Gerotor pumps of the type having an inner rotor with a given number of lobes and an outer rotor with one additional lobe, are well known and include rotor assemblies of, without limitation, trochoidal, cycloidal, duo IC, duocentric, parachoid and other designs. Gerotor pumps are used in a variety of applications, such as engine and transmission oil pumps, and electrically driven gasoline pumps for automobiles. While gerotor pumps are widely used and provide good price/performance characteristics, in many applications, such as in oil pumps for internal combustion engines, gerotor pumps do suffer from a disadvantage in that it is not easy to alter their volumetric capacity. Accordingly, to obtain an equilibrium operating pressure in such applications, gerotor pump systems. typically have a pressure relief valve to limit the pressure of the working fluid supplied from the pump.
While such pressure relief valves do allow gerotor pump systems to achieve an equilibrium pressure, the volumetric capacity of the pump is not changed and thus the energy consumed by the pump continues to increase with the pump operating speed even after the equilibrium pressure is reached. Thus, energy from the engine is wasted when the pressure relief valve is diverting excess flow produced by the pump.
Published PCT Patent application WO 2004/057191 to Schneider teaches a variable volume gerotor pump wherein a rotatable adjusting ring has the outer rotor of the pump rotor assembly eccentrically mounted therein. By rotating the adjustment ring relative to the inlet and outlet ports, the volumetric capacity of the pump can be changed. While the Schneider reference does teach a variable volumetric capacity gerotor pump, the Schneider mechanism is complex, requiring a large number of parts, thus increasing the cost of the pump, and the pump is quite large in its radial dimensions which precludes its use in many circumstances.

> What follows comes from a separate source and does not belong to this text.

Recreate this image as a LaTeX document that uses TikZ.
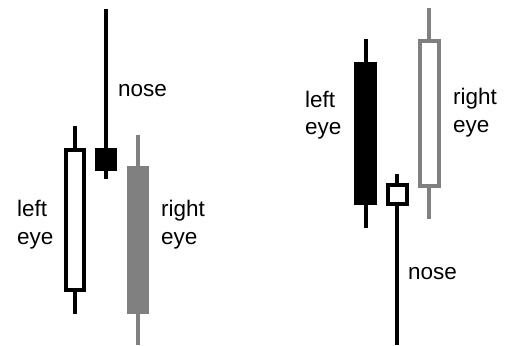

Another variable volume gerotor pump is taught in U.S. Pat. No. 4,887,956 to Child, and in this pump, the inner rotor meshes with an axially adjacent pair of outer rotors. By altering the alignment of the two outer rotors, the volumetric capacity of the pump can be altered.
Published PCT Application WO 93/21443 to Hodge teaches another variable volume gerotor pump somewhat converse to the pump taught by Child. In the Hodge pump, two axially adjacent inner rotors turn in a single outer rotor. The volumetric capacity of the pump is altered by changing the alignment of the two inner rotors.
While Child and Hodge do teach variable capacity gerotor pumps, the resulting pumps are quite complex, as are the control mechanisms to vary the capacity. Further, the torque on the control shaft of each pump can be non-linear relative to the rotation angle, making it difficult to establish an equilibrium operating pressure.
U.S. Pat. No. 2,484,789 to Hill and subsequent similar patents provide various designs for a variable capacity gerotor pump where the inner rotor moves axially relative to the outer rotor, or vice versa, the volumetric capacity being dependent on the amount of overlap between the two rotors. A major disadvantage of these designs is that the sealing plates at each end of the rotor pair are shaped to mesh inversely with the rotor teeth and they rotate with the rotors. The pump inlet and outlet flows must therefore be fed to and from the rotors using a complex route such as a series of holes in one of the sealing plates and a distributor system, or radial holes in the outer rotor. Any such method is likely to restrict the inlet flow and lead to early onset of cavitation, which is probably one reason why such pump designs are not in common usage.